## Task brief:
Return each line of the listing below, unchanged, and omit the images.

## Recorded data:
========

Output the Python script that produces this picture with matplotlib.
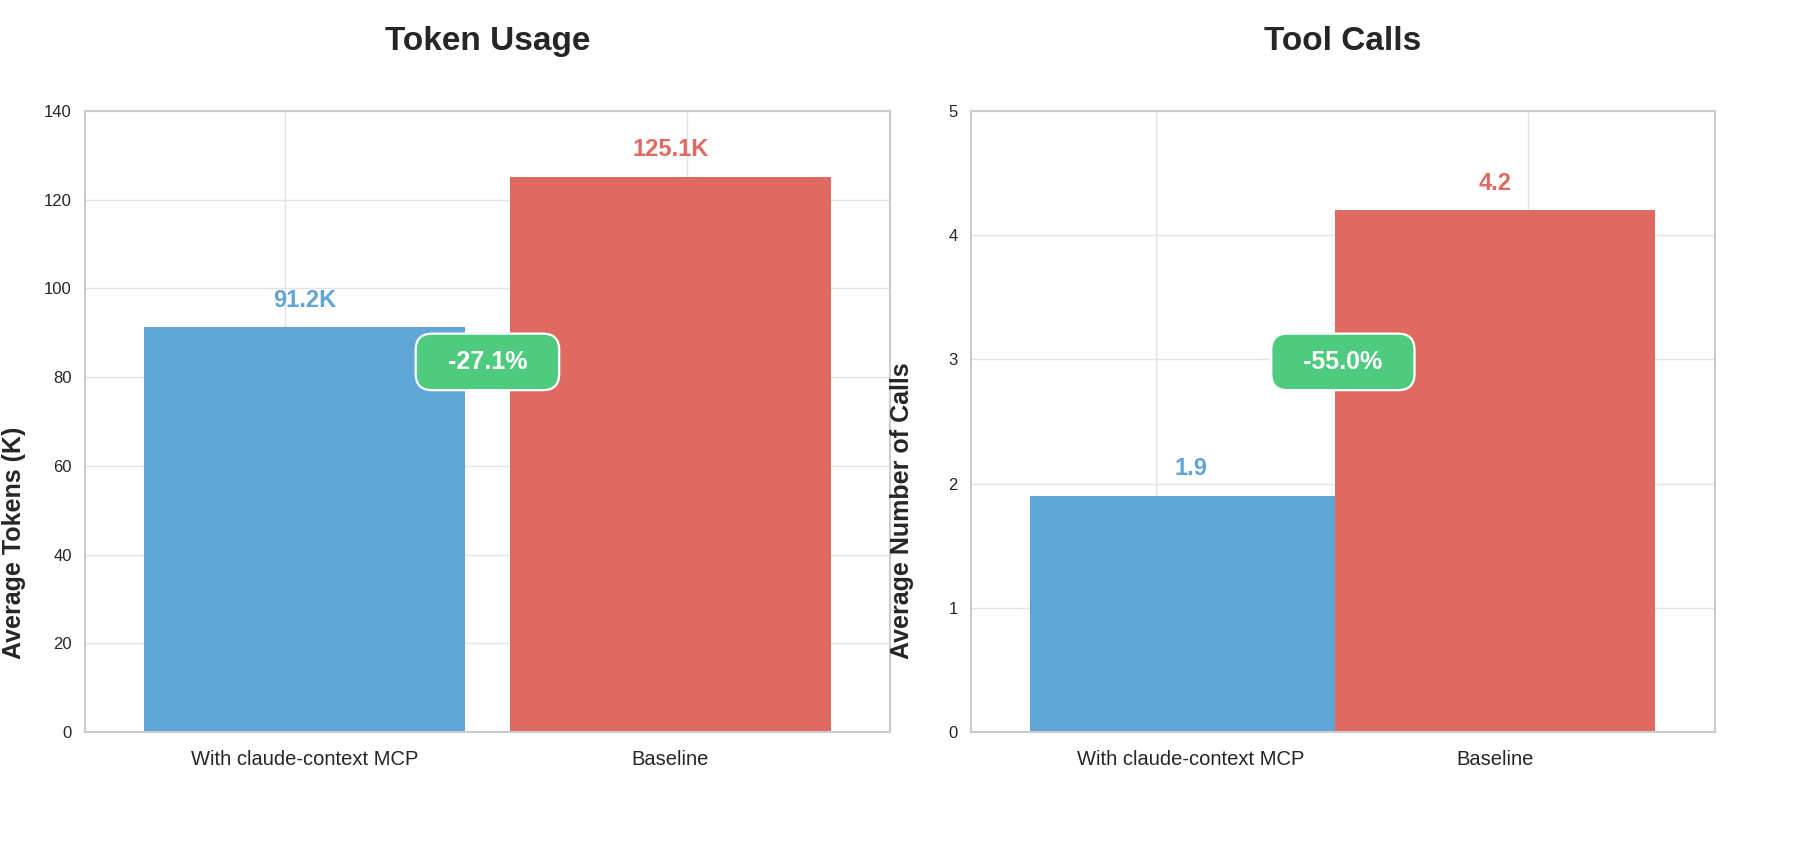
"""Token usage and tool calls: claude-context MCP vs baseline."""
import numpy as np
import matplotlib
matplotlib.use("Agg")
import matplotlib.pyplot as plt
from matplotlib.patches import BoxStyle

plt.rcParams["font.family"] = ["Liberation Sans", "DejaVu Sans"]

CATEGORIES = ["With claude-context MCP", "Baseline"]
TOKENS_K = [91.2, 125.1]
TOOL_CALLS = [1.9, 4.2]
CHANGE_PCT = [-27.1, -55.0]
TOKEN_TICKS = [0, 20, 40, 60, 80, 100, 120, 140]
CALL_TICKS = [0, 1, 2, 3, 4, 5]

BLUE = "#5FA5D6"
RED = "#DF6A61"
GREEN = "#4FCB7F"
DARK = "#262626"


def badge_box(x0, y0, width, height, mutation_size):
    # rounded box, a bit more padding left/right than top/bottom
    extra = 0.63 * mutation_size
    return BoxStyle.Round(pad=0.65)(x0 - extra, y0, width + 2 * extra, height, mutation_size)


def draw_panel(ax, values, ticks, fmt, change, title, ylabel, width, xlim, grid_x, ylabel_x):
    x = np.arange(len(CATEGORIES))
    colors = [BLUE, RED]
    ax.bar(x, values, width=width, color=colors, zorder=2)
    for xi, v, c in zip(x, values, colors):
        ax.annotate(fmt.format(v), (xi, v), xytext=(0, 15), textcoords="offset points",
                    ha="center", va="baseline", color=c, fontsize=17, fontweight="bold")

    ax.text(0.5, 0.596, f"{change:.1f}%", transform=ax.transAxes, ha="center", va="center",
            color="white", fontsize=18, fontweight="bold", zorder=5,
            bbox=dict(boxstyle=badge_box, facecolor=GREEN, edgecolor="white", linewidth=1.6))

    ax.set_xlim(*xlim)
    ax.set_ylim(ticks[0], ticks[-1])
    ax.set_yticks(ticks)
    ax.set_xticks(x, CATEGORIES)
    ax.set_xticks(grid_x, minor=True)
    ax.set_axisbelow(True)
    ax.grid(axis="y", which="major", color="#e3e3e3", linewidth=1)
    ax.grid(axis="x", which="minor", color="#e3e3e3", linewidth=1)
    ax.tick_params(axis="both", which="both", length=0, colors=DARK)
    ax.tick_params(axis="x", labelsize=14.5, pad=13)
    ax.tick_params(axis="y", labelsize=12, pad=9.5)
    for sp in ax.spines.values():
        sp.set_color("#cccccc")
        sp.set_linewidth(1.5)

    ax.set_title(title, fontsize=24, fontweight="bold", color=DARK, pad=44)
    ax.set_ylabel(ylabel, fontsize=18, fontweight="bold", color=DARK, ha="left")
    ax.yaxis.set_label_coords(ylabel_x, 0.118)


def main():
    fig = plt.figure(figsize=(18, 8.5), dpi=100)
    ax1 = fig.add_axes([0.0472, 0.1388, 0.4472, 0.7306])
    ax2 = fig.add_axes([0.5394, 0.1388, 0.4133, 0.7306])

    draw_panel(ax1, TOKENS_K, TOKEN_TICKS, "{:.1f}K", CHANGE_PCT[0], "Token Usage",
               "Average Tokens (K)", 0.877, (-0.6, 1.6), [-0.052, 1.046], -0.073)
    draw_panel(ax2, TOOL_CALLS, CALL_TICKS, "{:.1f}", CHANGE_PCT[1], "Tool Calls",
               "Average Number of Calls", 1.054, (-0.721, 1.722), [-0.113, 1.108], -0.077)

    fig.savefig("out.png", dpi=100, facecolor="white")
    plt.close(fig)


if __name__ == "__main__":
    main()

========

## Solved exercise:
Output the Python script that produces this picture with matplotlib.
"""Token usage and tool calls: claude-context MCP vs baseline."""
import numpy as np
import matplotlib
matplotlib.use("Agg")
import matplotlib.pyplot as plt
from matplotlib.patches import BoxStyle

plt.rcParams["font.family"] = ["Liberation Sans", "DejaVu Sans"]

CATEGORIES = ["With claude-context MCP", "Baseline"]
TOKENS_K = [91.2, 125.1]
TOOL_CALLS = [1.9, 4.2]
CHANGE_PCT = [-27.1, -55.0]
TOKEN_TICKS = [0, 20, 40, 60, 80, 100, 120, 140]
CALL_TICKS = [0, 1, 2, 3, 4, 5]

BLUE = "#5FA5D6"
RED = "#DF6A61"
GREEN = "#4FCB7F"
DARK = "#262626"


def badge_box(x0, y0, width, height, mutation_size):
    # rounded box, a bit more padding left/right than top/bottom
    extra = 0.63 * mutation_size
    return BoxStyle.Round(pad=0.65)(x0 - extra, y0, width + 2 * extra, height, mutation_size)


def draw_panel(ax, values, ticks, fmt, change, title, ylabel, width, xlim, grid_x, ylabel_x):
    x = np.arange(len(CATEGORIES))
    colors = [BLUE, RED]
    ax.bar(x, values, width=width, color=colors, zorder=2)
    for xi, v, c in zip(x, values, colors):
        ax.annotate(fmt.format(v), (xi, v), xytext=(0, 15), textcoords="offset points",
                    ha="center", va="baseline", color=c, fontsize=17, fontweight="bold")

    ax.text(0.5, 0.596, f"{change:.1f}%", transform=ax.transAxes, ha="center", va="center",
            color="white", fontsize=18, fontweight="bold", zorder=5,
            bbox=dict(boxstyle=badge_box, facecolor=GREEN, edgecolor="white", linewidth=1.6))

    ax.set_xlim(*xlim)
    ax.set_ylim(ticks[0], ticks[-1])
    ax.set_yticks(ticks)
    ax.set_xticks(x, CATEGORIES)
    ax.set_xticks(grid_x, minor=True)
    ax.set_axisbelow(True)
    ax.grid(axis="y", which="major", color="#e3e3e3", linewidth=1)
    ax.grid(axis="x", which="minor", color="#e3e3e3", linewidth=1)
    ax.tick_params(axis="both", which="both", length=0, colors=DARK)
    ax.tick_params(axis="x", labelsize=14.5, pad=13)
    ax.tick_params(axis="y", labelsize=12, pad=9.5)
    for sp in ax.spines.values():
        sp.set_color("#cccccc")
        sp.set_linewidth(1.5)

    ax.set_title(title, fontsize=24, fontweight="bold", color=DARK, pad=44)
    ax.set_ylabel(ylabel, fontsize=18, fontweight="bold", color=DARK, ha="left")
    ax.yaxis.set_label_coords(ylabel_x, 0.118)


def main():
    fig = plt.figure(figsize=(18, 8.5), dpi=100)
    ax1 = fig.add_axes([0.0472, 0.1388, 0.4472, 0.7306])
    ax2 = fig.add_axes([0.5394, 0.1388, 0.4133, 0.7306])

    draw_panel(ax1, TOKENS_K, TOKEN_TICKS, "{:.1f}K", CHANGE_PCT[0], "Token Usage",
               "Average Tokens (K)", 0.877, (-0.6, 1.6), [-0.052, 1.046], -0.073)
    draw_panel(ax2, TOOL_CALLS, CALL_TICKS, "{:.1f}", CHANGE_PCT[1], "Tool Calls",
               "Average Number of Calls", 1.054, (-0.721, 1.722), [-0.113, 1.108], -0.077)

    fig.savefig("out.png", dpi=100, facecolor="white")
    plt.close(fig)


if __name__ == "__main__":
    main()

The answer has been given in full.